Sebelumnya, kita akan mencoba
terlebih dahulu untuk mencari tahu, minimal bisa mereka-reka dengan pengetahuan
yang cukup, tentang keberadaan Biarawan Sion (Priory Sion) dan hubungannya
dengan Ksatria Templar, sebuah ordo militer legendaris yang namanya mencuat
dalam Perang Salib.
Banyak yang percaya jika
organisasi ketentaraan modern dan juga organisasi pasukan elit dunia,
sesungguhnya berasal dari ordo militer ini. Bahkan sejarah meyakini sistem
perbankan konvensional yang ada sekarang ini berasal dari salah satu kegiatan
ordo. Siapa yang sesungguhnya berada di belakang para Ksatria Templar?

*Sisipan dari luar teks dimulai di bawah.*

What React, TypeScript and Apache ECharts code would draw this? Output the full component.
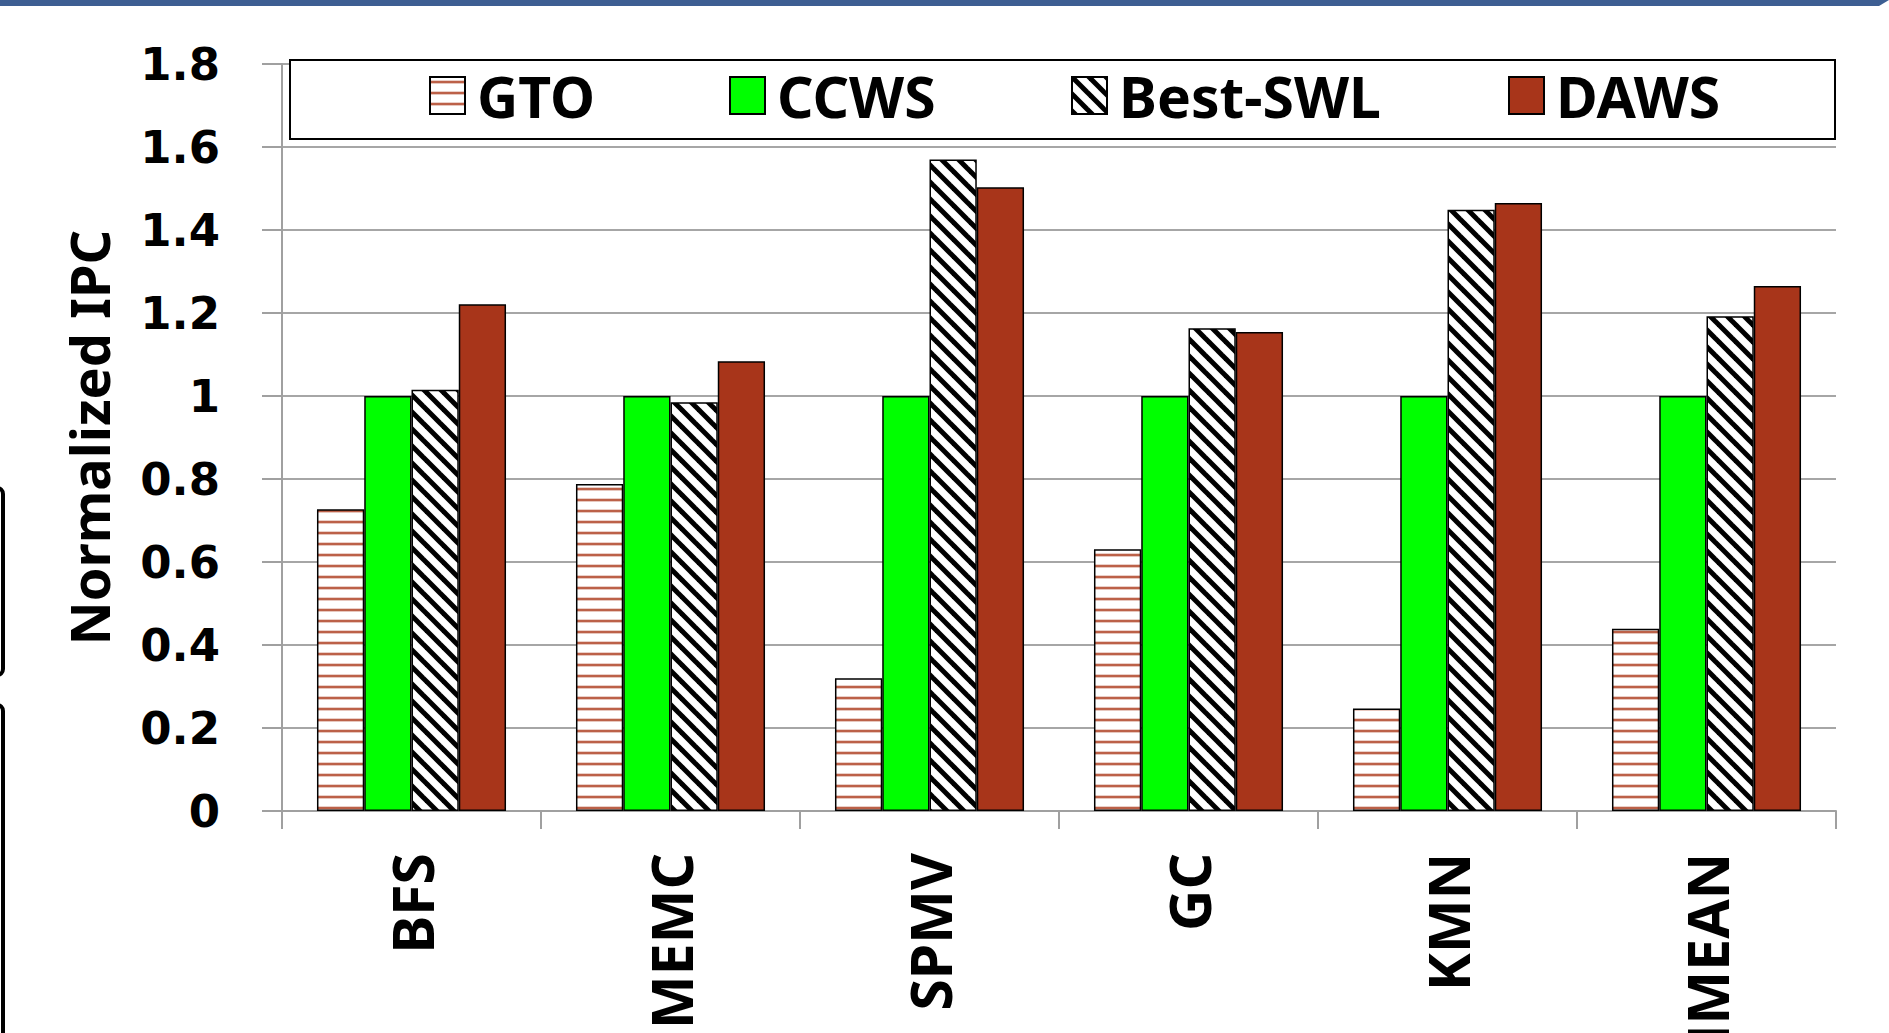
import React, { useEffect, useRef } from "react";
import * as echarts from "echarts";

const categories = ["BFS", "MEMC", "SPMV", "GC", "KMN", "HMEAN"];
const seriesNames = ["GTO", "CCWS", "Best-SWL", "DAWS"];
const gtoValues = [0.727, 0.788, 0.32, 0.631, 0.247, 0.439];
const ccwsValues = [1.0, 1.0, 1.0, 1.0, 1.0, 1.0];
const bestSwlValues = [1.015, 0.985, 1.57, 1.163, 1.449, 1.192];
const dawsValues = [1.221, 1.084, 1.503, 1.154, 1.465, 1.265];
const yTicks = { min: 0, max: 1.8, interval: 0.2 };

const NARROW = "'Noto Sans', 'Open Sans', sans-serif";
const WIDE = "'DejaVu Sans', Verdana, sans-serif";

function makeStripePattern() {
  const c = document.createElement("canvas");
  c.width = 8;
  c.height = 11;
  const ctx = c.getContext("2d")!;
  ctx.fillStyle = "#ffffff";
  ctx.fillRect(0, 0, 8, 11);
  ctx.fillStyle = "rgba(176,69,40,0.25)";
  ctx.fillRect(0, 3, 8, 1);
  ctx.fillStyle = "rgba(176,69,40,0.85)";
  ctx.fillRect(0, 4, 8, 2);
  ctx.fillStyle = "rgba(176,69,40,0.3)";
  ctx.fillRect(0, 6, 8, 1);
  return c;
}

function makeHatchPattern() {
  const s = 17;
  const c = document.createElement("canvas");
  c.width = s;
  c.height = s;
  const ctx = c.getContext("2d")!;
  ctx.fillStyle = "#ffffff";
  ctx.fillRect(0, 0, s, s);
  ctx.strokeStyle = "#000000";
  ctx.lineWidth = 5;
  for (let k = -1; k <= 1; k++) {
    ctx.beginPath();
    ctx.moveTo(k * s - 2, -2);
    ctx.lineTo(k * s + s + 2, s + 2);
    ctx.stroke();
  }
  return c;
}

export default function App() {
  const ref = useRef<HTMLDivElement>(null);

  useEffect(() => {
    if (!ref.current) return;
    const chart = echarts.init(ref.current, null, { renderer: "svg" });
    const stripe = makeStripePattern();
    const hatch = makeHatchPattern();

    const fills: any[] = [
      { image: stripe, repeat: "repeat", imageWidth: stripe.width, imageHeight: stripe.height },
      "#00ff00",
      { image: hatch, repeat: "repeat", imageWidth: hatch.width, imageHeight: hatch.height },
      "#a8351a",
    ];
    const values = [gtoValues, ccwsValues, bestSwlValues, dawsValues];
    const legendLefts = [424, 724, 1066, 1503];

    const option: any = {
      animation: false,
      backgroundColor: "#ffffff",
      grid: {
        left: 282,
        right: 53,
        top: 64,
        bottom: 222,
        containLabel: false,
        outerBoundsMode: "none",
      },
      legend: seriesNames.map((n, i) => ({
        data: [{ name: n, icon: "rect" }],
        left: legendLefts[i],
        top: 62,
        itemWidth: 35,
        itemHeight: 37,
        selectedMode: false,
        z: 10,
        textStyle: {
          fontFamily: NARROW,
          fontWeight: "bold",
          fontSize: 57,
          color: "#000",
          padding: [0, 0, 0, 7],
        },
      })),
      xAxis: {
        type: "category",
        data: categories,
        axisLine: { lineStyle: { color: "#a0a0a0", width: 2 } },
        axisTick: { show: true, length: 18, lineStyle: { color: "#a0a0a0", width: 2 } },
        axisLabel: {
          rotate: 90,
          margin: 42,
          fontFamily: NARROW,
          fontWeight: "bold",
          fontSize: 57,
          color: "#000",
          interval: 0,
        },
      },
      yAxis: {
        type: "value",
        min: yTicks.min,
        max: yTicks.max,
        interval: yTicks.interval,
        name: "Normalized IPC",
        nameLocation: "middle",
        nameRotate: 90,
        nameGap: 166,
        nameTextStyle: {
          fontFamily: NARROW,
          fontWeight: "bold",
          fontSize: 54,
          color: "#000",
        },
        axisLine: { show: true, lineStyle: { color: "#a0a0a0", width: 2 } },
        axisTick: { show: true, length: 20, lineStyle: { color: "#a0a0a0", width: 2 } },
        splitLine: { show: true, lineStyle: { color: "#a6a6a6", width: 2 } },
        axisLabel: {
          margin: 62,
          fontFamily: WIDE,
          fontWeight: "bold",
          fontSize: 45,
          color: "#000",
          formatter: (v: number) => String(Math.round(v * 10) / 10),
        },
      },
      graphic: [
        {
          type: "polygon",
          shape: { points: [[0, 0], [1889, 0], [1879, 6], [0, 6]] },
          style: { fill: "#3d5e92" },
          z: 20,
        },
        {
          type: "rect",
          shape: { x: -20, y: 488, width: 23, height: 187, r: 6 },
          style: { fill: "none", stroke: "#000", lineWidth: 4 },
          z: 20,
        },
        {
          type: "rect",
          shape: { x: -20, y: 705, width: 23, height: 360, r: 6 },
          style: { fill: "none", stroke: "#000", lineWidth: 4 },
          z: 20,
        },
        {
          type: "rect",
          shape: { x: 290, y: 60, width: 1545, height: 79 },
          style: { fill: "#ffffff", stroke: "#000", lineWidth: 2 },
          z: 5,
        },
      ],
      series: seriesNames.map((n, i) => ({
        name: n,
        type: "bar",
        data: values[i],
        barGap: "0%",
        barCategoryGap: "27%",
        itemStyle: { color: fills[i], borderColor: "#000", borderWidth: 1.5 },
      })),
    };
    chart.setOption(option);
    return () => chart.dispose();
  }, []);

  return (
    <div
      ref={ref}
      style={{ position: "absolute", left: 0, top: 0, width: 1889, height: 1033 }}
    />
  );
}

Henry Lincoln dan kawan-kawan, ketika menyusuri berbagai
perkamen dan dokumen untuk menyusun buku The Holy Blood and the Holy Grail juga masih berspekulasi tentang siapa yang
sebenarnya berada di belakang ordo militer ini. Namun agar pencarian tidak
berhenti, akhirnya mereka bertiga dengan berani mengambil hipotesis bahwa di
belakang Ksatria Templar ada sebuah organisasi yang tak kalah misteriusnya bernama
Biarawan Sion.
“Kami tak berhenti pada
kesimpulan ini, sebaliknya kami menggunakan ini sebagai pijakan untuk
penelitian selanjutnya,” tulis mereka.
Salah satu dokumen yang dijadikan ‘sandaran’ Henry Lincoln cs,
bernama Dossiers Secrets (Dokumen
Rahasia). Dokumen Rahasia ini tersimpan di Perpustakaan Nasional Perancis di
Paris dengan Referensi Bibliografi nomor 4-Lml 249. Menurut dokumen ini, Ordo
Sion didirikan oleh Godfroy de Bouillon pada tahun 1090, sembilan tahun sebelum
dirinya memimpin penaklukan Yerusalem dari tangan kaum Muslimin yang berakhir
dengan tragedi berdarah di kota suci tersebut.
Dokumen lainnya, yang
diistilahkan oleh Henry Lincoln cs disebut sebagai ‘Dokumen Biara’ (The Priory
Document) malah menyatakan Ordo Sion didirikan tahun 1099, bertepatan dengan
jatuhnya Yerusalem ke tangan pasukan Salib. Dan menurut dokumen ini, King
Baldwin I yang juga kakak lelaki dari Godfroy ‘menghutangkan tahtanya’ pada
ordo tersebut. Naskah itu juga memberitahu kedudukan resmi ordo (markas induk)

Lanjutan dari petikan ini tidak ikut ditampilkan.